Now, reality is existence, sure. But existence includes everything else outside of reality too. Which there is, we forget, locked into our tunnel-vision.
Or, go ahead & flex your knowledge, sure. I don't care. Sing about the glories of all the Roman emperors, perhaps, or the good ones anyway, the qualities they exhibited, their values, what we can learn from them, & how we can apply these lessons to to-day. But excuse me while I sneeze, a little snot onto the page. There we go.
But give me something, damnit. Some juice in your pen. Your huge brain is not going to impress me, your un-ending rationalizations & systems of logic. Or pencil it all out anyway, sure, but include the chaos too, everything surrounding it. Why not? Or don't too,—what do I care?—I only suggest because I lack this focus myself. But give me something! some communication, you old stiff.

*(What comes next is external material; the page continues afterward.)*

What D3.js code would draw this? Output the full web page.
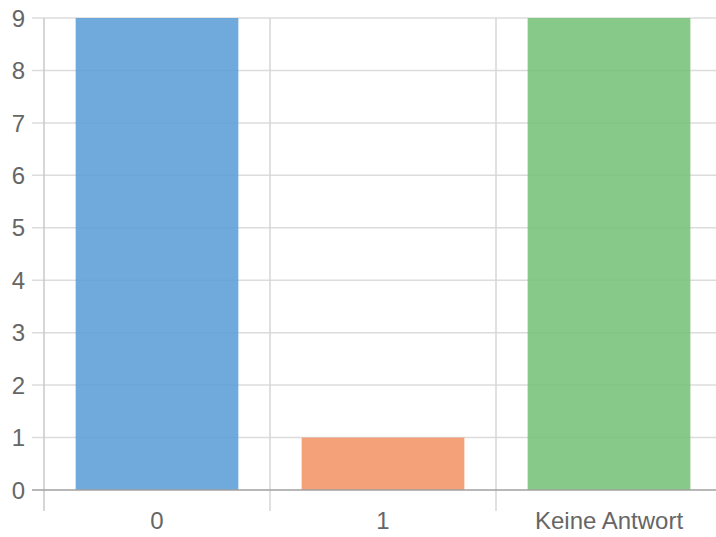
<!DOCTYPE html>
<html><head><meta charset="utf-8">
<script src="https://cdn.jsdelivr.net/npm/d3@7"></script>
<style>html,body{margin:0;padding:0;background:#fff;overflow:hidden}</style>
</head><body>
<svg id="c" width="716" height="537"></svg>
<script>
const categories = ["0", "1", "Keine Antwort"];
const values = [9, 1, 9];
const colors = ["rgba(92,158,216,0.88)", "rgba(243,148,102,0.88)", "rgba(117,193,121,0.88)"];
const yTicks = [0,1,2,3,4,5,6,7,8,9];

(function () {
const svg = d3.select("#c");
const pl = 44, pr = 722, pt = 18, pb = 490;
const x = d3.scaleBand().domain(categories).range([pl, pr]).paddingInner(0).paddingOuter(0);
const y = d3.scaleLinear().domain([0, 9]).range([pb, pt]);
const font = "'Liberation Sans', Arial, sans-serif";

// horizontal gridlines
svg.append("g").selectAll("line").data(yTicks.filter(d => d !== 0)).join("line")
  .attr("x1", pl - 12).attr("x2", pr)
  .attr("y1", d => y(d)).attr("y2", d => y(d))
  .attr("stroke", "#dcdcdc").attr("stroke-width", 1.5);

// vertical gridlines
const vlines = categories.map(c => x(c));
svg.append("g").selectAll("line").data(vlines).join("line")
  .attr("x1", d => d).attr("x2", d => d)
  .attr("y1", pt).attr("y2", pb + 21)
  .attr("stroke", d => d === pl ? "#c8c8c8" : "#d6d6d6").attr("stroke-width", 1.5);

// bars
const bw = x.bandwidth() * 0.72;
svg.append("g").selectAll("rect").data(values).join("rect")
  .attr("x", (d, i) => x(categories[i]) + (x.bandwidth() - bw) / 2)
  .attr("width", bw)
  .attr("y", d => y(d))
  .attr("height", d => y(0) - y(d))
  .attr("fill", (d, i) => colors[i]);

// zero line
svg.append("line").attr("x1", pl - 12).attr("x2", pr)
  .attr("y1", y(0)).attr("y2", y(0))
  .attr("stroke", "#a0a0a0").attr("stroke-width", 1.5);

// y labels
svg.append("g").selectAll("text").data(yTicks).join("text")
  .attr("x", 25).attr("y", d => y(d)).attr("dy", "0.36em")
  .attr("text-anchor", "end")
  .attr("font-family", font).attr("font-size", 24).attr("fill", "#666")
  .text(d => d);

// x labels
svg.append("g").selectAll("text").data(categories).join("text")
  .attr("x", d => x(d) + x.bandwidth() / 2).attr("y", 529)
  .attr("text-anchor", "middle")
  .attr("font-family", font).attr("font-size", 24).attr("fill", "#666")
  .text(d => d);
})();
</script>
</body></html>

Come off your high-horse, break free of your braces, Forest, & run, stretch those legs in some open pasture. Have you forgot what it is to be free, to not be paralyzed by your delusions you keep of yourself?—the narrative. Let it melt like butter on a skillet, & crack open that egg, even smash the yolk, if you like. Ol' Humpty Dumpty sat on wall, had a great fall, & cracked his skull. But haven't we all? Who are you, trying to pretend?
We're all in this to-gether, Mr Vonnegut, just laughing & laughing like lunatics. Only the crazy pretend to be so serious. We're all being microwaved the same, anyway, all these technological frequencies, scrambled like eggs.
I have no idea what I'm even saying, I'm just writing, my stream-of-thought on to the page, the pen the stylus, scribbling, recording, a diamond-tipped end, like a record-player, it's so sensitive. And I've already snapped-off a few pages, even, look, enough for one of these blog posts.
Though I suppose it's an earnest attempt to inspire, the current motivation, more creatives-in-arms. Because I'm greedy. Call it the extroverted intuition, I read others, onto whose shoulders I climb & have a hop off myself, a nice game of leap-frog, my own splash into the abyss, the unconscious, the looney-bin.
Which, I'm feeling a bit on my own high-horse though, I suppose, the priest at the pulpit, the ring-leader, come one & come all. Like I have the power to inspire, I don't even want, it's just a fleeting feeling at the moment I lifted the pen. In 20 minutes or so, I'll probably be crying at some love-story on film, stuffing myself with ice-cream. And then later I'll be fantasizing about my flights into the city, cafe-sitting, by the sea preferably, smiling softly in content to myself, yes, yes, or something like this.
Though I've been trying more to focus myself, to keep at least a topic-idea in the back of my mind, I've kind of seen how it's done, & then the stream swirls round that. We'll see. But equally every now & again, un-winding the clock is just as important, the bird back in the box.